Niestety, to demaskatorstwo mitologicznej warstwy naszej kultury jest bezskuteczne. To tylko filozoficzno-teologiczna przypowieść. To nic, że zdaniem Girarda rytuały ofiarnicze zatraciły w ofierze Chrystusa swoją moc, zostały niejako zdemaskowane. Chrystus, w oczach wierzących Syn Boży, sam na siebie przyjął rolę kozła ofiarnego i historia tego mordu zostaje przedstawiona oczyma ofiary. Krew niewinnych wszak płynie dalej.

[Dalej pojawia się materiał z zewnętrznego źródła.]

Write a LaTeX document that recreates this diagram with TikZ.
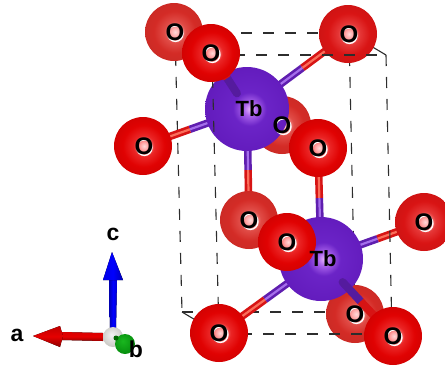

Zło w koncepcji R. Girarda staje się wszechpotężne, nieomal transcendentne wobec swoich nosicieli, ludzi go czyniących. Bo jak można sprzeciwić się niejako powszechnemu, może i wrodzonemu mechanizmowi wiodącemu nas ku wybraniu kozła ofiarnego, aby uczynić z niego ofiarę? Co więcej, mord założycielski otwiera jakoby drogę ku „nowym wartościom. W ten sposób winni stają się jakby mniej winni, wszak uczestniczą w nieomal kosmicznym spektaklu walki dobra ze złem i jeszcze na dodatek są, przynajmniej tak czują, po jasnej stronie rzeczywistości. „Nie wiedzą, co czynią” (Łk 23, 34). Na dodatek ich winę można jeszcze bardziej obniżyć zakładając, że są oni przedmiotem wyrafinowanej manipulacji stworzonej w celu lepszego panowania jednych nad drugimi.